Simone didn’t understand Nikita’s strange attitude, and was offended when he finally explained what he was nervous about. She began to avoid him because he asked so many questions, which only made him more jealous. Finally he left, taking his few possessions and leaving a crude sort of note.

It was now three weeks since Nikita left, and he had not yet broken down and called Simone. He was not comfortable on the telephone, and did not get one installed in his new apartment.


Like an old man savoring an as yet unrealized dream, Nikita frowned and clenched his teeth. He realized he had been staring blankly at Hans and the door for at least five minutes, while he had rerun his most fervent romance reel again and again upon the dimly lit screen of his memory. He was as usual a passive and occasionally terrified viewer.

“Nikita, hey—how are you, eh? Look . . . Door! You like eh?”

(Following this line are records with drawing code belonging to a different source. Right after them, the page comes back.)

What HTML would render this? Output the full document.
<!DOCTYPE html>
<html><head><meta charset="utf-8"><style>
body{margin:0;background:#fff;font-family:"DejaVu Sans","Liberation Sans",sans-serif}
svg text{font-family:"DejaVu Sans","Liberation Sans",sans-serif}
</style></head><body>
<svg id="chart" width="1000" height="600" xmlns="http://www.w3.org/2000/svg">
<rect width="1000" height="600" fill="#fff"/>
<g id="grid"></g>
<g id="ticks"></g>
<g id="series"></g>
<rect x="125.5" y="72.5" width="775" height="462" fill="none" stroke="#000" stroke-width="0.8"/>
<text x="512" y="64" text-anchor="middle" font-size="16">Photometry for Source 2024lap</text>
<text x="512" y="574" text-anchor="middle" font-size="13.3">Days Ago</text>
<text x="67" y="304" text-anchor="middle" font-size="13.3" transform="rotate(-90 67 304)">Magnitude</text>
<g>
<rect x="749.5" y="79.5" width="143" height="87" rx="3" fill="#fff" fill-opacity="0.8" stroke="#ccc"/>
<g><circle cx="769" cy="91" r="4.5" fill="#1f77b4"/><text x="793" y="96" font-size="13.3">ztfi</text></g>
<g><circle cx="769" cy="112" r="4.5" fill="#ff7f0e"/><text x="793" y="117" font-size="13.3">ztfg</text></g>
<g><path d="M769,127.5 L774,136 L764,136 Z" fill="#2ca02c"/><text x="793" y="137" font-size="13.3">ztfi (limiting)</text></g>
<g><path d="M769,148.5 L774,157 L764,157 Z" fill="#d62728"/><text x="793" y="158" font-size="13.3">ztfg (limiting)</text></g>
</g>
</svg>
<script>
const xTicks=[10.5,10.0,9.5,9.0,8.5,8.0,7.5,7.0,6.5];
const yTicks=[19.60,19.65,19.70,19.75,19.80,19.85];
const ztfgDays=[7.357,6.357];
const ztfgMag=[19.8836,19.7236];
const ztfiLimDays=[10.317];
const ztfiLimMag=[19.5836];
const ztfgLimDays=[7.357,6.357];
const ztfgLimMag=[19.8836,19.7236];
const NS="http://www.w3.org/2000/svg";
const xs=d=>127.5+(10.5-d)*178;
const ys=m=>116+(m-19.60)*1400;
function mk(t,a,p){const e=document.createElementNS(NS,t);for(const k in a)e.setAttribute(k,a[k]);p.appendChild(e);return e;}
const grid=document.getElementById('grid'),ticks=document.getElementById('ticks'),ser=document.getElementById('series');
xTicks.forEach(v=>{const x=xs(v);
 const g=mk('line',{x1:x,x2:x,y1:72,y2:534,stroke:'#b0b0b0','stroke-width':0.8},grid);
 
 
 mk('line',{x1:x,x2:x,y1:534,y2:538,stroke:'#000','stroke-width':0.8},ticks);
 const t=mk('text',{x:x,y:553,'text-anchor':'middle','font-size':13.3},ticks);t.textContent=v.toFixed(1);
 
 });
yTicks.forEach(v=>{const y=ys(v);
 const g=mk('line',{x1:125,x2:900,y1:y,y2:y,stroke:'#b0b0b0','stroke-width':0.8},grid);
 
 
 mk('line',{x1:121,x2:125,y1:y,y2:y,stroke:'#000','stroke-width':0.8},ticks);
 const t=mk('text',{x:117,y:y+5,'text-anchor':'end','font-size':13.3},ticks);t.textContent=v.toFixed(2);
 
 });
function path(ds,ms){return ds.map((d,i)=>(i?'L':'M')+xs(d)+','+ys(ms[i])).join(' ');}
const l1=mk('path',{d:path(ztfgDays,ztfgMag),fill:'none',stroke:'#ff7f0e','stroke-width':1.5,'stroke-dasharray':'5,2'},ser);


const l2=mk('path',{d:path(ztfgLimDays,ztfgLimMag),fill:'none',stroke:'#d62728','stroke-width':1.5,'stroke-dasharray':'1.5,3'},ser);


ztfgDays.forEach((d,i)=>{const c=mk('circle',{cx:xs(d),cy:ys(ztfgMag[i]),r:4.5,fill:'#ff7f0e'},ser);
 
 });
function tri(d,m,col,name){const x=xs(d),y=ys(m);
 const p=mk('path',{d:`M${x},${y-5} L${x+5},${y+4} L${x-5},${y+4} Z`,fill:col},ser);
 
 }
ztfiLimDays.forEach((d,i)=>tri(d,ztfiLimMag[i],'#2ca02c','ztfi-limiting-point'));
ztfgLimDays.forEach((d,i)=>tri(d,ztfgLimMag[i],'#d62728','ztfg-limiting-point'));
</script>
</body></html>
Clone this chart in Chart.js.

Nikita looked at the the door. It was a nice door, straight and solid. He saw Hans involved in the object, caressing the wood like a pet snake. He saw groups of people he did not recognize clumped around tables drinking coffee. He felt old and out of place.

He had never felt this way with Simone.

“What’s the matter, Nik? Check out this door, huh?”

Nikita looked at the door, glad that it really was a door.

“Nice door . . . I’m getting old, Hans. Old, decrepit, haggard, crotchety, wizened.”

Hans gave his friend a noticeable run-down with his head. “Rubbish.”

“No, its true.”

“If I called you a fool, that would be too sparing a term; an idiot—still too nice. You’re still thinking for her, eh?”

“No . . . ”

“What do you know about love, my dear friend?”

Nikita wondered if Hans cared at all. If he even could. He scowled at Hans, who was smiling with a certain plasticity to his lips that was less human and more like gummi candy. It was a sticky, even sickly grin. Nikita felt offended, decided to act on his feelings rather than let it pass, and stormed out of the Untimely despite the insistent protestations of Clever Hans.

I lie awake on my small bed in my small room. Venus is gone. I get up. I light a cigarette, make coffee. Eat Grape Nuts, toast. I shall have potatoes again for dinner. I think about writing something about the gay MG mechanic who tried to get me to come over to his house a few nights ago at three in the morning to play ‘Uno’. Was that a dream? No. I type at my blue screen:

‘Nikita was afraid of growing old.’

Name still a problem. Nikita used by bad Russian villains etc.


So it was that Nikita entered his period of sulking. There was no question of ownership—it was his alone. The more he thought about the fragility of his new friendships, the less amiable he became. He started avoiding people in what became rather severe ways. He hardly ever went to the Untimely. He would walk down alleys rather than main streets. He stayed in his tiny studio brooding and not doing much of anything. He smoked most of the time and thought he was courting the Muse, whom at the time he believed was the Indian goddess Kali. Eventually Hans came over to apologize. He said that he was too critical and that he was ‘truly sorry.’ Nikita forgave him and that night they went to a party. The party was held in an entire three-flat, each floor with its own theme, booze and food. Nikita saw some old friends. He talked with a friend of Simone’s who told him that Simone wanted to reach him. He started having a good time. He danced and shook his body and stared down.

“Hello?”

“Is this Simone?”

“This is Nik.”

Simone gasped and laughingly asked him how he was doing. It was a happy, rushing laugh.

“I am doing . . . rather . . . badly,” Nikita said, and wished he was in another place, another time, where he would not have to explain and the gallery of his loneliness could be emptied before her to rise towards the sky, like helium balloons.